Doch bis die gesamte Galerie steht, werde es noch ein wenig dauern. So wissen die Initiator*innen der Historischen Kommission nicht genau, wann zum Beispiel der Ostflügel des Hauptgebäudes fertiggestellt würde. Der bleibt anscheinend auf unbestimmte Zeit eine Baustelle. Laut Gabriele Metzler könnte jedoch der Westflügel neben dem Senatssaal bereits Ende 2022 eine weitere Sammlung an Ahnen beherbergen. Am Ende des Ganges soll darüber hinaus Platz für wechselnde Ausstellungen entstehen.

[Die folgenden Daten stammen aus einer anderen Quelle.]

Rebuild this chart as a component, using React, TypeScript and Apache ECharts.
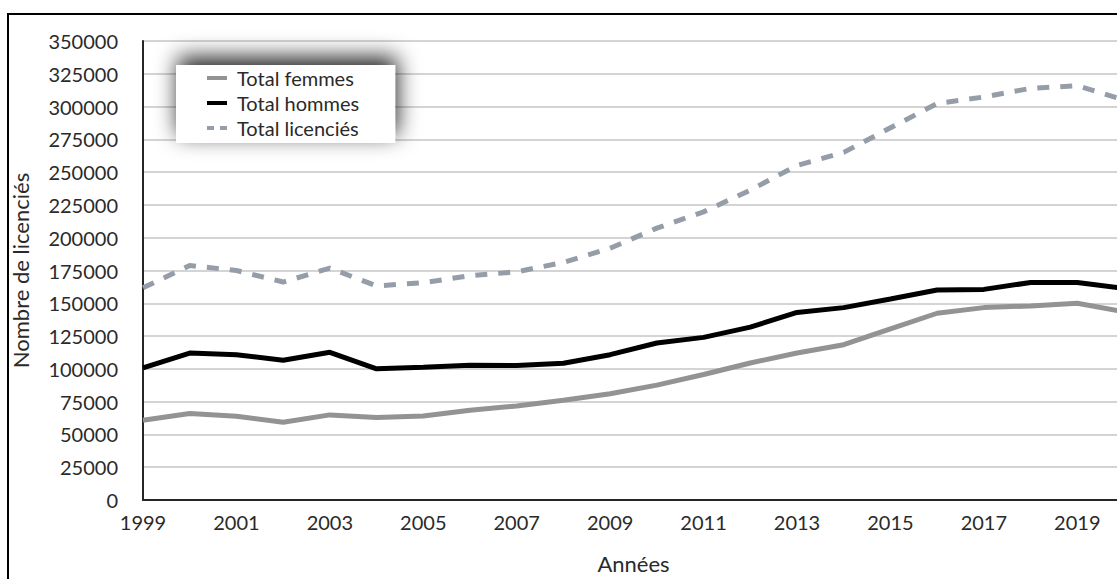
import React, { useEffect, useRef } from "react";
import * as echarts from "echarts";

const years = [
  "1999", "2000", "2001", "2002", "2003", "2004", "2005", "2006", "2007", "2008", "2009",
  "2010", "2011", "2012", "2013", "2014", "2015", "2016", "2017", "2018", "2019", "2020",
];

const totalFemmes = [
  60800, 65900, 63900, 59300, 64900, 62900, 64100, 68400, 71700, 76000, 81000,
  87600, 95700, 104500, 112100, 118400, 130500, 142400, 146700, 148000, 150000, 143500,
];

const totalHommes = [
  100700, 112000, 110800, 106500, 112600, 100000, 101300, 102800, 102500, 104300, 110800,
  119700, 124000, 131800, 143000, 146700, 153300, 160100, 160600, 165900, 165900, 161400,
];

const totalLicencies = [
  161800, 178800, 175000, 166200, 176800, 163200, 165700, 171000, 174000, 181200, 192000,
  207300, 219700, 236300, 255100, 265100, 283800, 302300, 307300, 313900, 315900, 305000,
];

const seriesNames = ["Total femmes", "Total hommes", "Total licenciés"];
const FONT = "Lato";
const WEIGHT = 400;
const TEXT_COLOR = "#2a2a2a";
const SOLID_ICON = "path://M0,0h20v4h-20z";
const DASH_ICON = "path://M0,0h7v4h-7z M13,0h7v4h-7z";

export default function App() {
  const ref = useRef<HTMLDivElement | null>(null);

  useEffect(() => {
    if (!ref.current) return;
    const chart = echarts.init(ref.current, null, { renderer: "svg" });
    chart.setOption({
      animation: false,
      backgroundColor: "#ffffff",
      textStyle: { fontFamily: FONT },
      grid: { left: 143, right: 36, top: 41, bottom: 76, containLabel: false },
      legend: {
        orient: "vertical",
        left: 176,
        top: 65,
        padding: [3, 36, 5, 31],
        itemWidth: 20,
        itemHeight: 14,
        itemGap: 5,
        symbolKeepAspect: true,
        backgroundColor: "#ffffff",
        shadowColor: "rgba(0,0,0,0.85)",
        shadowBlur: 22,
        shadowOffsetX: 2,
        shadowOffsetY: -8,
        textStyle: {
          fontFamily: FONT,
          fontWeight: WEIGHT,
          fontSize: 20,
          color: TEXT_COLOR,
          lineHeight: 20,
          padding: [0, 0, 0, 5],
        },
        data: [
          { name: seriesNames[0], icon: SOLID_ICON, itemStyle: { color: "#939393" } },
          { name: seriesNames[1], icon: SOLID_ICON, itemStyle: { color: "#000000" } },
          { name: seriesNames[2], icon: DASH_ICON, itemStyle: { color: "#959ea8" } },
        ],
      },
      xAxis: {
        type: "category",
        data: years,
        boundaryGap: false,
        name: "Années",
        nameLocation: "middle",
        nameGap: 52,
        nameTextStyle: { fontFamily: FONT, fontWeight: WEIGHT, fontSize: 22, color: TEXT_COLOR },
        axisLine: { show: true, lineStyle: { color: "#262626", width: 2 } },
        axisTick: { show: false },
        axisLabel: {
          interval: 1,
          margin: 12,
          fontFamily: FONT,
          fontWeight: WEIGHT,
          fontSize: 20,
          color: TEXT_COLOR,
        },
        splitLine: { show: false },
      },
      yAxis: {
        type: "value",
        min: 0,
        max: 350000,
        interval: 25000,
        name: "Nombre de licenciés",
        nameLocation: "middle",
        nameGap: 112,
        nameTextStyle: { fontFamily: FONT, fontWeight: WEIGHT, fontSize: 22, color: TEXT_COLOR },
        axisLine: { show: true, lineStyle: { color: "#262626", width: 2 } },
        axisTick: { show: false },
        axisLabel: {
          margin: 25,
          fontFamily: FONT,
          fontWeight: WEIGHT,
          fontSize: 20,
          color: TEXT_COLOR,
          formatter: (v: number) => String(v),
        },
        splitLine: { show: true, lineStyle: { color: "#c6c6c6", width: 1.5 } },
      },
      graphic: [
        {
          type: "rect",
          z: 100,
          silent: true,
          shape: { x: 8, y: 14, width: 1300, height: 700 },
          style: { fill: "none", stroke: "#000000", lineWidth: 2 },
        },
      ],
      series: [
        {
          name: seriesNames[0],
          type: "line",
          data: totalFemmes,
          symbol: "none",
          lineStyle: { color: "#939393", width: 5 },
          itemStyle: { color: "#939393" },
        },
        {
          name: seriesNames[1],
          type: "line",
          data: totalHommes,
          symbol: "none",
          lineStyle: { color: "#000000", width: 5 },
          itemStyle: { color: "#000000" },
        },
        {
          name: seriesNames[2],
          type: "line",
          data: totalLicencies,
          symbol: "none",
          lineStyle: { color: "#959ea8", width: 5, type: [12, 11] },
          itemStyle: { color: "#959ea8" },
        },
      ],
    });
    return () => chart.dispose();
  }, []);

  return (
    <div
      style={{
        position: "fixed",
        left: 0,
        top: 0,
        width: 1117,
        height: 579,
        overflow: "hidden",
        background: "#ffffff",
      }}
    >
      <div ref={ref} style={{ width: 1160, height: 579 }} />
    </div>
  );
}
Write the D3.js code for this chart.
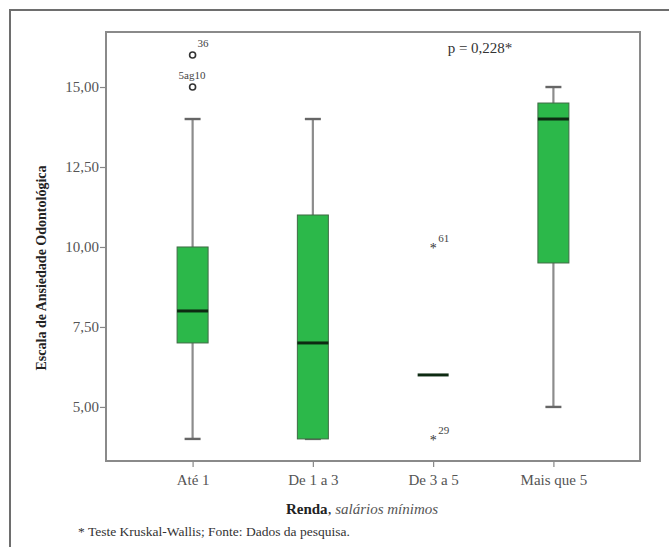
<!DOCTYPE html>
<meta charset="utf-8">
<style>
  body { margin: 0; background: #fff; }
  svg text { font-family: "Liberation Serif", "Times New Roman", serif; }
</style>
<body>
<script src="https://cdn.jsdelivr.net/npm/d3@7/dist/d3.min.js"></script>
<script>
  // categories and box statistics
  var categories = ["Até 1", "De 1 a 3", "De 3 a 5", "Mais que 5"];
  var whiskerLow = [4, 4, 6, 5];
  var q1 = [7, 4, 6, 9.5];
  var median = [8, 7, 6, 14];
  var q3 = [10, 11, 6, 14.5];
  var whiskerHigh = [14, 14, 6, 15];
  // outliers: [category, value, label, kind]
  var outliers = [
    ["Até 1", 16, "36", "o"],
    ["Até 1", 15, "5ag10", "o"],
    ["De 3 a 5", 10, "61", "*"],
    ["De 3 a 5", 4, "29", "*"]
  ];
  var yTicks = [5, 7.5, 10, 12.5, 15];

  var W = 669, H = 547;
  var margin = { top: 32, right: 29, bottom: 86, left: 106 };
  var width = W - margin.left - margin.right,
      height = H - margin.top - margin.bottom;
  var serif = "'Liberation Serif', 'Times New Roman', serif";

  var svg = d3.select("body").append("svg")
    .attr("width", W).attr("height", H)
    .attr("font-family", serif);

  // outer frame (only top and left visible in the picture)
  svg.append("path")
    .attr("d", "M10," + H + "V10H" + W)
    .attr("fill", "none").attr("stroke", "#6e6e6e").attr("stroke-width", 2);

  var g = svg.append("g")
    .attr("transform", "translate(" + margin.left + "," + margin.top + ")");

  var x = d3.scalePoint().domain(categories).range([0, width]).padding(0.72);
  var y = d3.scaleLinear().domain([3.31, 16.72]).range([height, 0]);

  var fmt = function (d) { return d3.format(".2f")(d).replace(".", ","); };

  // y axis
  var yAxis = g.append("g")
    .call(d3.axisLeft(y).tickValues(yTicks).tickFormat(fmt).tickSize(6).tickPadding(1));
  yAxis.attr("font-family", serif).attr("font-size", 15);
  yAxis.select(".domain").remove();
  yAxis.selectAll("line").attr("stroke", "#888").attr("stroke-width", 1.2);
  yAxis.selectAll("text").attr("fill", "#555");

  // x axis
  var xAxis = g.append("g")
    .attr("transform", "translate(0," + height + ")")
    .call(d3.axisBottom(x).tickSize(6).tickPadding(7));
  xAxis.attr("font-family", serif).attr("font-size", 15);
  xAxis.select(".domain").remove();
  xAxis.selectAll("line").attr("stroke", "#888").attr("stroke-width", 1.2);
  xAxis.selectAll("text").attr("fill", "#555");

  var boxW = 31, capW = 16;
  var boxes = g.selectAll(".box").data(categories).enter().append("g")
    .attr("transform", function (d) { return "translate(" + x(d) + ",0)"; });

  // whiskers
  boxes.append("line")
    .attr("x1", 0).attr("x2", 0)
    .attr("y1", function (d, i) { return y(whiskerHigh[i]); })
    .attr("y2", function (d, i) { return y(whiskerLow[i]); })
    .attr("stroke", "#8c8c8c").attr("stroke-width", 2.2);
  boxes.each(function (d, i) {
    if (whiskerHigh[i] === whiskerLow[i]) return;
    [whiskerHigh[i], whiskerLow[i]].forEach(function (v) {
      d3.select(this).append("line")
        .attr("x1", -capW / 2).attr("x2", capW / 2)
        .attr("y1", y(v)).attr("y2", y(v))
        .attr("stroke", "#666").attr("stroke-width", 2.4);
    }, this);
  });

  // boxes
  boxes.append("rect")
    .attr("x", -boxW / 2).attr("width", boxW)
    .attr("y", function (d, i) { return y(q3[i]); })
    .attr("height", function (d, i) { return y(q1[i]) - y(q3[i]); })
    .attr("fill", "#2cb84a").attr("stroke", "#3f6b45").attr("stroke-width", 1);

  // medians
  boxes.append("line")
    .attr("x1", -boxW / 2).attr("x2", boxW / 2)
    .attr("y1", function (d, i) { return y(median[i]); })
    .attr("y2", function (d, i) { return y(median[i]); })
    .attr("stroke", "#0d2a12").attr("stroke-width", 3);

  // outliers
  outliers.forEach(function (o) {
    var cx = x(o[0]), cy = y(o[1]);
    if (o[3] === "o") {
      g.append("circle").attr("cx", cx).attr("cy", cy).attr("r", 3)
        .attr("fill", "none").attr("stroke", "#333").attr("stroke-width", 1.6);
      g.append("text").attr("x", o[2].length > 2 ? cx - 14 : cx + 5)
        .attr("y", cy - 8).attr("font-size", 11).attr("fill", "#444").text(o[2]);
    } else {
      g.append("text").attr("x", cx).attr("y", cy + 6)
        .attr("text-anchor", "middle").attr("font-size", 14).attr("fill", "#333").text("*");
      g.append("text").attr("x", cx + 5).attr("y", cy - 5)
        .attr("font-size", 11).attr("fill", "#444").text(o[2]);
    }
  });

  // plot frame
  g.append("rect").attr("width", width).attr("height", height)
    .attr("fill", "none").attr("stroke", "#8a8a8a").attr("stroke-width", 2);

  // p value
  svg.append("text").attr("x", 480).attr("y", 53).attr("text-anchor", "middle")
    .attr("font-size", 15).attr("fill", "#333").text("p = 0,228*");

  // y label
  svg.append("text")
    .attr("transform", "translate(46,268) rotate(-90)")
    .attr("text-anchor", "middle").attr("font-size", 14).attr("font-weight", "bold")
    .attr("fill", "#222").text("Escala de Ansiedade Odontológica");

  // x label
  var xl = svg.append("text").attr("x", 362).attr("y", 514).attr("text-anchor", "middle")
    .attr("font-size", 15).attr("fill", "#222");
  xl.append("tspan").attr("font-weight", "bold").text("Renda");
  xl.append("tspan").text(", ");
  xl.append("tspan").attr("font-style", "italic").attr("fill", "#555").text("salários mínimos");

  // footnote
  svg.append("text").attr("x", 78).attr("y", 536)
    .attr("font-size", 13.5).attr("fill", "#333")
    .text("* Teste Kruskal-Wallis; Fonte: Dados da pesquisa.");
</script>
</body>
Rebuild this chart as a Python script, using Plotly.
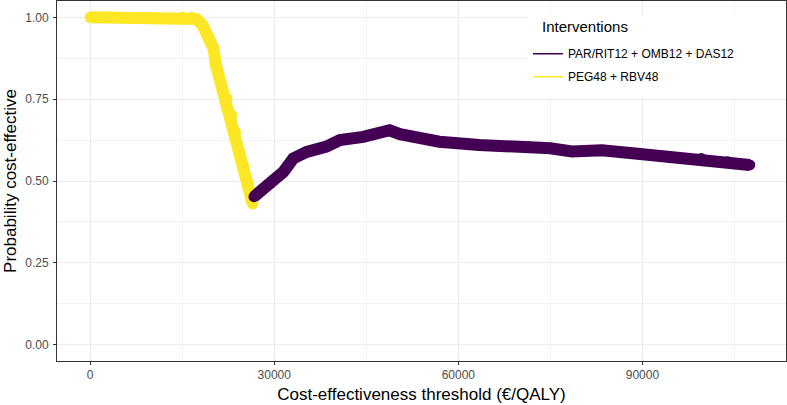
import plotly.graph_objects as go

# Threshold (EUR/QALY) and probability cost-effective
peg_x = [0, 5000, 10000, 15000, 16500, 17300, 18300, 19300, 20100, 20500, 21200,
         22300, 23100, 23700, 24200, 25000, 25700, 26100, 26500]
peg_y = [1.0, 1.0, 1.0, 1.0, 1.0, 0.995, 0.977, 0.941, 0.905, 0.854, 0.803,
         0.753, 0.701, 0.650, 0.600, 0.549, 0.498, 0.457, 0.430]

par_x = [26700, 27500, 29400, 31500, 33100, 35300, 38500, 40700, 44500, 47200,
         48800, 50500, 52600, 56900, 63400, 71500, 75000, 78500, 83400, 88800,
         94200, 99600, 103900, 107500]
par_y = [0.452, 0.465, 0.493, 0.528, 0.569, 0.589, 0.605, 0.625, 0.635, 0.648,
         0.655, 0.643, 0.635, 0.620, 0.610, 0.605, 0.600, 0.590, 0.594, 0.584,
         0.574, 0.569, 0.559, 0.549]

x_ticks = [0, 30000, 60000, 90000]
y_ticks = [0.0, 0.25, 0.5, 0.75, 1.0]
y_tick_labels = ["0.00", "0.25", "0.50", "0.75", "1.00"]

PURPLE = "#440154"
YELLOW = "#FDE725"
W = 12
FONT = "Liberation Sans, Arial, sans-serif"

fig = go.Figure()
fig.add_trace(go.Scatter(x=peg_x, y=peg_y, mode="lines+markers",
                         line=dict(color=YELLOW, width=W),
                         marker=dict(color=YELLOW, size=W - 1),
                         showlegend=False, hoverinfo="skip"))
fig.add_trace(go.Scatter(x=par_x, y=par_y, mode="lines+markers",
                         line=dict(color=PURPLE, width=W),
                         marker=dict(color=PURPLE, size=W - 1),
                         showlegend=False, hoverinfo="skip"))
# legend entries
fig.add_trace(go.Scatter(x=[None], y=[None], mode="lines", legendgroup="a",
                         line=dict(color=PURPLE, width=1.5),
                         name="PAR/RIT12 + OMB12 + DAS12"))
fig.add_trace(go.Scatter(x=[None], y=[None], mode="lines", legendgroup="b",
                         line=dict(color=YELLOW, width=1.5),
                         name="PEG48 + RBV48"))

axis_common = dict(
    showline=True, mirror=True, linecolor="#333333", linewidth=1,
    showgrid=True, gridcolor="#EBEBEB", gridwidth=1,
    zeroline=False, ticks="outside", ticklen=3, tickcolor="#333333",
    tickfont=dict(family=FONT, size=12, color="#4D4D4D"),
    automargin=False,
)

fig.update_xaxes(
    range=[-5400, 113400], tickvals=x_ticks, ticktext=[str(v) for v in x_ticks],
    minor=dict(tickvals=[15000, 45000, 75000, 105000], showgrid=True,
               gridcolor="#F2F2F2", gridwidth=0.6, ticks=""),
    title=dict(text="Cost-effectiveness threshold (€/QALY)",
               font=dict(family=FONT, size=17, color="black"),
               standoff=6),
    **axis_common)
fig.update_yaxes(
    range=[-0.05, 1.05], tickvals=y_ticks, ticktext=y_tick_labels,
    ticklabelstandoff=2,
    minor=dict(tickvals=[0.125, 0.375, 0.625, 0.875], showgrid=True,
               gridcolor="#F2F2F2", gridwidth=0.6, ticks=""),
    title=dict(text="Probability cost-effective",
               font=dict(family=FONT, size=17, color="black"),
               standoff=4),
    **axis_common)

# white legend background box and legend title
fig.add_shape(type="rect", xref="paper", yref="paper",
              x0=0.646, x1=1.0, y0=0.733, y1=0.964,
              fillcolor="white", line=dict(width=0), layer="above")
fig.add_annotation(text="Interventions", xref="paper", yref="paper",
                   x=0.6626, y=0.928, xanchor="left", yanchor="middle",
                   showarrow=False, font=dict(family=FONT, size=15, color="black"))

fig.update_layout(
    width=787, height=405,
    margin=dict(l=57, r=1, t=1, b=44),
    paper_bgcolor="white", plot_bgcolor="white",
    font=dict(family=FONT),
    legend=dict(
        font=dict(size=12, color="black"),
        x=0.646, y=0.894, xanchor="left", yanchor="top",
        bgcolor="rgba(0,0,0,0)", borderwidth=0, tracegroupgap=4,
    ),
)

fig.write_html("out.html", config={"displayModeBar": False},
               post_script="document.body.style.margin='0';document.body.style.overflow='hidden';")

Alles schön und gut, doch sind seit der Entführung des Bildes von Adolf Butenandt fast acht Jahre vergangen. Eine solche Dauer wirft viele Fragen auf, zumal in dieser Zeit Debatten über postkolonialistische Strukturen, verdeckten Rassismus und #MeToo überall verhandelt wurden. Nur das Foyer der HU schien, wie in einer Zeitkapsel verhüllt zu sein und dabei nicht mal Staub anzusetzen.

Wie Gabriele Metzler sagt, habe noch der ehemalige HU-Präsident Jan-Hendrik Olbertz sich für ein Fortbestehen der Galerie eingesetzt. Der Gedanke dahinter leuchtet ein, schließlich ist ein Nobelpreis vermutlich der beste Beweis dafür, was exzellente Wissenschaft eigentlich auszeichnet. Wo kämen wir hin, so werden einige Befürworter*innen gedacht haben, wenn eine solche Leistung nicht anerkannt würde? Doch auch Herr Olbertz ist von diesem Gedanken abgerückt und war auch kuratorisch an der jetzigen Galerie beteiligt.

Dass die HU mit ihrem historisch gewachsenen Erbe bewusst umgehen muss, hat vermutlich auch dazu geführt, sich allzu große Sorgen um das eigene Image zu machen. Und so verbindet sich mit der neuen Ahnengalerie auch der Wunsch nach einer selbstbestimmten Erinnerungskultur.